Ecosyste.ms: Awesome

An open API service indexing awesome lists of open source software.

Awesome Lists | Featured Topics | Projects

https://github.com/podofo/podofo

A C++17 PDF manipulation library
https://github.com/podofo/podofo

cplusplus cpp pdf pdf-documents pdf-files pdf-generation

Last synced: 3 days ago
JSON representation

A C++17 PDF manipulation library

Awesome Lists containing this project

README

        

# PoDoFo [![build-linux](https://github.com/podofo/podofo/actions/workflows/build-linux.yml/badge.svg)](https://github.com/podofo/podofo/actions/workflows/build-linux.yml) [![build-mac](https://github.com/podofo/podofo/actions/workflows/build-mac.yml/badge.svg)](https://github.com/podofo/podofo/actions/workflows/build-mac.yml) [![build-win](https://github.com/podofo/podofo/actions/workflows/build-win.yml/badge.svg)](https://github.com/podofo/podofo/actions/workflows/build-win.yml)

1. [What is PoDoFo?](#what-is-podofo)
2. [Requirements](#requirements)
3. [Licensing](#licensing)
4. [Development quickstart](#development-quickstart)
5. [Doxygen Documentation](#doxygen-documentation)
6. [String encoding and buffer conventions](#string-encoding-and-buffer-conventions)
7. [API Stability](#api-stability)
8. [PoDoFo tools](#podofo-tools)
9. [TODO](#todo)
10. [FAQ](#faq)
11. [No warranty](#no-warranty)
12. [Contributions](#contributions)
13. [Authors](#authors)

## What is PoDoFo?

PoDoFo is a free portable C++ library to work with the PDF file format.

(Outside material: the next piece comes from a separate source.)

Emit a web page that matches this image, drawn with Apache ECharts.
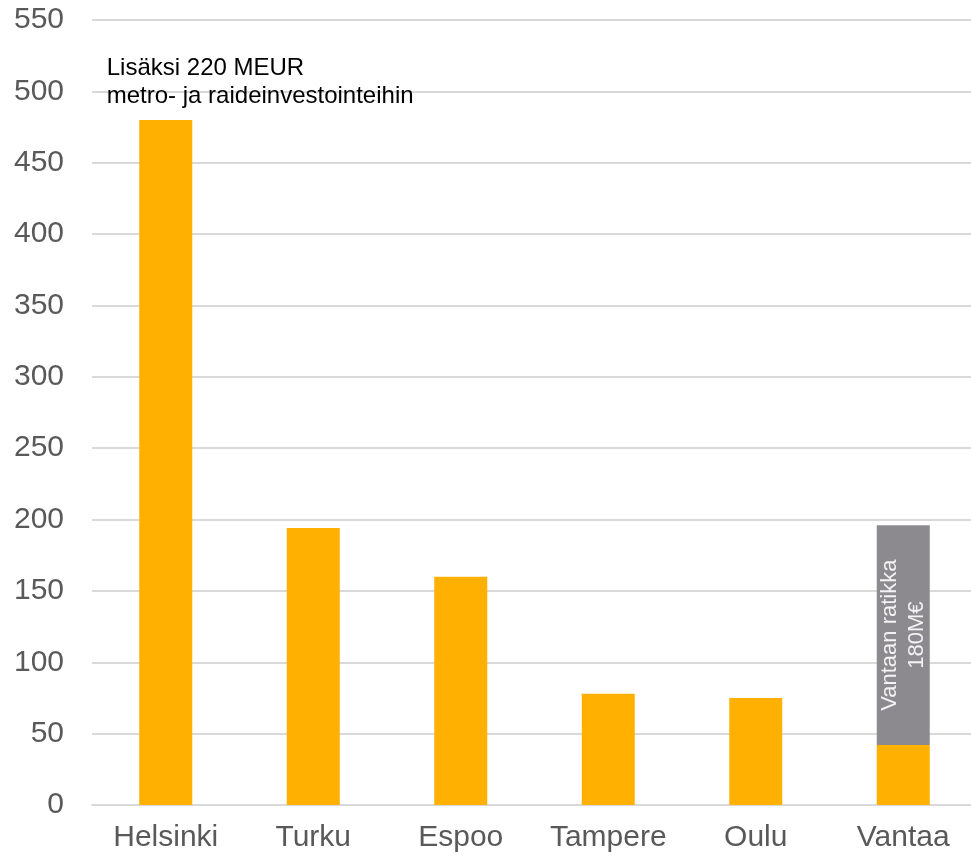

PoDoFo provides classes to parse a PDF file and modify its content
into memory. The changes can be written back to disk easily.
Besides PDF parsing PoDoFo also provides facilities to create your
own PDF files from scratch. It currently does not
support rendering PDF content.

## Requirements

To build PoDoFo lib you'll need a c++17 compiler,
CMake 3.16 and the following libraries (tentative minimum versions indicated):

* freetype2 (2.11)
* fontconfig (2.13.94, required for Unix platforms, optional for Windows)
* OpenSSL (1.1 and 3.0 are supported)
* LibXml2 (2.9.12)
* zlib
* libjpeg (9d, optional)
* libtiff (4.0.10, optional)
* libpng (1.6.37, optional)
* libidn (1.38, optional)

For the most popular toolchains, PoDoFo requires the following
minimum versions:

* msvc++ 14.16 (VS 2017 15.9)
* gcc 9.0
* clang/llvm 7.0

It is regularly tested with the following IDE/toolchains versions:

* Visual Studio 2017 15.9
* Visual Studio 2019 16.11
* Visual Studio 2022 17.3
* gcc 9.3.1
* XCode 13.3
* NDK r23b

GCC 8.x support [broke](https://github.com/podofo/podofo/issues/116) recently, but it could be reinstanced.

## Licensing

PoDoFo library is licensed under the [LGPL 2.0](https://spdx.org/licenses/LGPL-2.0-or-later.html) or later terms.
PoDoFo tools are licensed under the [GPL 2.0](https://spdx.org/licenses/GPL-2.0-or-later.html) or later terms.

## Development quickstart

PoDoFo is known to compile through a multitude of package managers (including `apt-get`, [brew](https://brew.sh/), [vcpkg](https://vcpkg.io/), [Conan](https://conan.io/)), and has public continuous integration working in [Ubuntu Linux](https://github.com/podofo/podofo/blob/master/.github/workflows/build-linux.yml), [MacOS](https://github.com/podofo/podofo/blob/master/.github/workflows/build-linux.yml) and
[Windows](https://github.com/podofo/podofo/blob/master/.github/workflows/build-win.yml), bootstrapping the CMake project, building and testing the library. It's highly recommended to build PoDoFo using such package managers.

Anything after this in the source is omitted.